From the tables contained in the reports of the Registrar General, it would appear that women are more subject to this fearful disorder than men, in the large ratio of five to two. It fixes chiefly on the organs of reproduction, the breast, the womb, the testicle. These, and the stomach are the principal seats of primary Cancer; and in these same parts secondary Cancer is comparatively rare.
Scirrhus Cancer rarely shews itself in early life; it most commonly commences between the fortieth and fiftieth years; while Medullary Cancer is met with much earlier than any other variety. It is almost the only form of cancerous disease that happens before the age of puberty. Epithelial Cancer is uncommon before twenty.

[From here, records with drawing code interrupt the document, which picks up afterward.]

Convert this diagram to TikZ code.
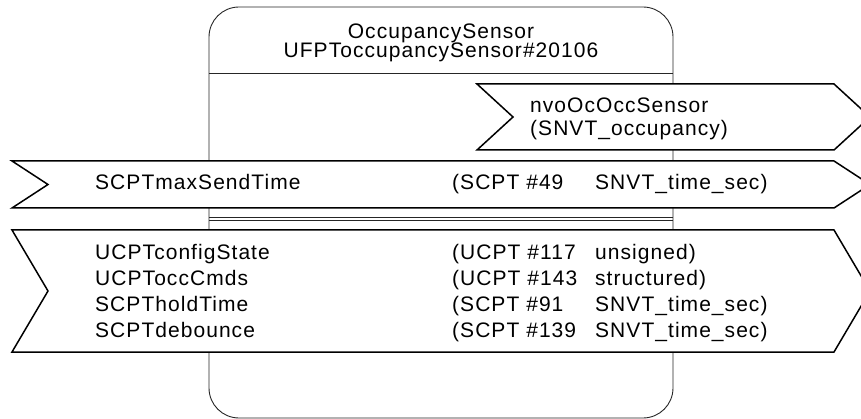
\documentclass[tikz,border=0pt]{standalone}
\usepackage{fontspec}
\setmainfont{Liberation Sans}[LetterSpace=5]
\begin{document}
\begin{tikzpicture}[x=1pt,y=-1pt,
  boxline/.style={draw=black!85,line width=0.9pt},
  flag/.style={draw=black,fill=white,line width=1.5pt,line join=miter},
  txt/.style={inner sep=0pt,anchor=base west,font=\fontsize{21}{24}\selectfont},
  ctxt/.style={inner sep=0pt,anchor=base,font=\fontsize{21}{24}\selectfont}]
\useasboundingbox (0,0) rectangle (861,419);
% component box
\draw[boxline,rounded corners=30pt] (209,7) rectangle (673,418);
\draw[boxline] (209,73.5) -- (673,73.5);
\draw[boxline] (209,217.3) -- (673,217.3);
\draw[boxline] (209,220.7) -- (673,220.7);
% header
\node[ctxt] (title) at (441,39) {OccupancySensor};
\node[ctxt] (prog) at (441,58) {UFPToccupancySensor\#20106};
% output network variable
\draw[flag] (477,84) -- (834,84) -- (870,117) -- (834,150) -- (477,150) -- (513,117) -- cycle;
\node[txt] (nvo1) at (530,113) {nvoOcOccSensor};
\node[txt] (nvo2) at (530,136) {(SNVT\_occupancy)};
% property flag
\draw[flag] (12,161) -- (834,161) -- (870,184.5) -- (834,208) -- (12,208) -- (48,184.5) -- cycle;
\node[txt] (p0a) at (95,190) {SCPTmaxSendTime};
\node[txt] (p0b) at (452,190) {(SCPT \#49};
\node[txt] (p0c) at (595,190) {SNVT\_time\_sec)};
% configuration properties flag
\draw[flag] (12,230) -- (834,230) -- (870,291) -- (834,352) -- (12,352) -- (48,291) -- cycle;
\node[txt] (p1a) at (95,260) {UCPTconfigState};
\node[txt] (p1b) at (452,260) {(UCPT \#117};
\node[txt] (p1c) at (595,260) {unsigned)};
\node[txt] (p2a) at (95,285.7) {UCPToccCmds};
\node[txt] (p2b) at (452,285.7) {(UCPT \#143};
\node[txt] (p2c) at (595,285.7) {structured)};
\node[txt] (p3a) at (95,311.3) {SCPTholdTime};
\node[txt] (p3b) at (452,311.3) {(SCPT \#91};
\node[txt] (p3c) at (595,311.3) {SNVT\_time\_sec)};
\node[txt] (p4a) at (95,337) {SCPTdebounce};
\node[txt] (p4b) at (452,337) {(SCPT \#139};
\node[txt] (p4c) at (595,337) {SNVT\_time\_sec)};
\end{tikzpicture}
\end{document}
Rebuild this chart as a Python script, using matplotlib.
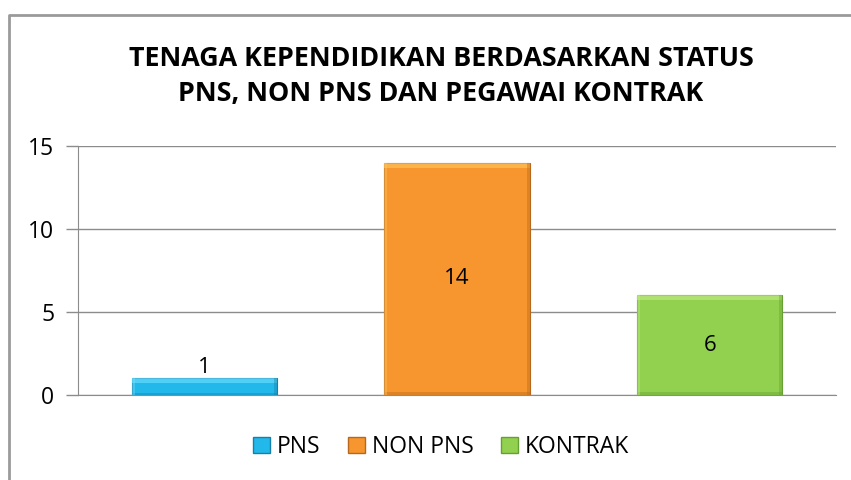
import matplotlib
matplotlib.use("Agg")
import matplotlib.pyplot as plt
from matplotlib.lines import Line2D
from matplotlib.patches import Rectangle

plt.rcParams['font.family'] = ['Open Sans', 'DejaVu Sans']

# data
categories = ["PNS", "NON PNS", "KONTRAK"]
values = [1, 14, 6]
title = "TENAGA KEPENDIDIKAN BERDASARKAN STATUS\nPNS, NON PNS DAN PEGAWAI KONTRAK"
yticks = [0, 5, 10, 15]

face = ["#22B9EA", "#F7962E", "#92D050"]
light = ["#6FE0FF", "#FFC860", "#C2EE88"]
dark = ["#1680A8", "#B8681C", "#67A032"]

fig = plt.figure(figsize=(8.51, 4.8), dpi=100)
ax = fig.add_axes([78 / 851, 1 - 395 / 480, (836 - 78) / 851, (395 - 146) / 480])

x = list(range(len(categories)))
w = 0.575
bars = ax.bar(x, values, width=w, color=face, edgecolor=dark, linewidth=0.8, zorder=3)

# simple bevel: lighter strip at the top, darker strip at the bottom
for i, v in enumerate(values):
    h = min(0.3, v * 0.25)
    ax.add_patch(Rectangle((i - w / 2, v - h), w, h, color=light[i], alpha=0.6, lw=0, zorder=4))
    ax.add_patch(Rectangle((i - w / 2, 0), w, h * 0.6, color=dark[i], alpha=0.4, lw=0, zorder=4))
    ax.add_patch(Rectangle((i + w / 2 - 0.012, 0), 0.012, v, color=dark[i], alpha=0.4, lw=0, zorder=4))
    ax.add_patch(Rectangle((i - w / 2, 0), 0.012, v, color=light[i], alpha=0.4, lw=0, zorder=4))

# data labels
for i, v in enumerate(values):
    if v < 2:
        ax.text(i, v + 0.02, str(v), ha="center", va="bottom", fontsize=16, zorder=5)
    else:
        ax.text(i, v / 2, str(v), ha="center", va="center", fontsize=16, zorder=5)

ax.set_xlim(-0.5, 2.5)
ax.set_ylim(0, 15)
ax.set_yticks(yticks)
ax.set_yticklabels([str(t) for t in yticks], fontsize=16.5)
ax.set_xticks([])
ax.tick_params(axis="y", length=9, color="#8C8C8C", width=1, pad=8)
ax.yaxis.grid(True, color="#8C8C8C", linewidth=1, zorder=0)
for s in ["top", "right"]:
    ax.spines[s].set_visible(False)
ax.spines["left"].set_color("#8C8C8C")
ax.spines["bottom"].set_color("#8C8C8C")

fig.text(441 / 851, 1 - 77 / 480, title, ha="center", va="center",
         fontsize=19.4, fontweight="bold", linespacing=1.45)

# legend
handles = [Rectangle((0, 0), 1, 1, facecolor=face[i], edgecolor=dark[i]) for i in range(3)]
fig.legend(handles, categories, loc="center", bbox_to_anchor=(441 / 851, 1 - 447 / 480),
           ncol=3, frameon=False, fontsize=16.5, handlelength=0.75, handleheight=0.75,
           handletextpad=0.3, columnspacing=1.2)

# outer chart border (left and top visible)
fig.add_artist(Line2D([8.5 / 851, 8.5 / 851, 1], [0, 1 - 15 / 480, 1 - 15 / 480],
                      color="#9A9A9A", linewidth=2))

fig.savefig("out.png", dpi=100)
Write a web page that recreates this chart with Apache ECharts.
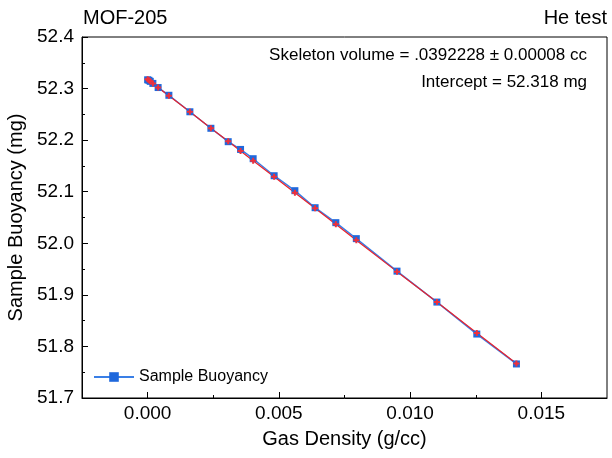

The mortality from Cancer increases steadily as life advances.
Cancer of the lip has frequently followed the long-continued use of a clay tobacco-pipe in smoking. The frequent contact of coal-soot appears to have the power of producing Cancer; and there is a well known form of the disease which effects the scrotum of chimney-sweeps from this cause. A case is recorded by Mr. Pott of the same complaint on the right hand of a gardener who for years had been in the habit of sprinkling soot over his flower-beds with that hand.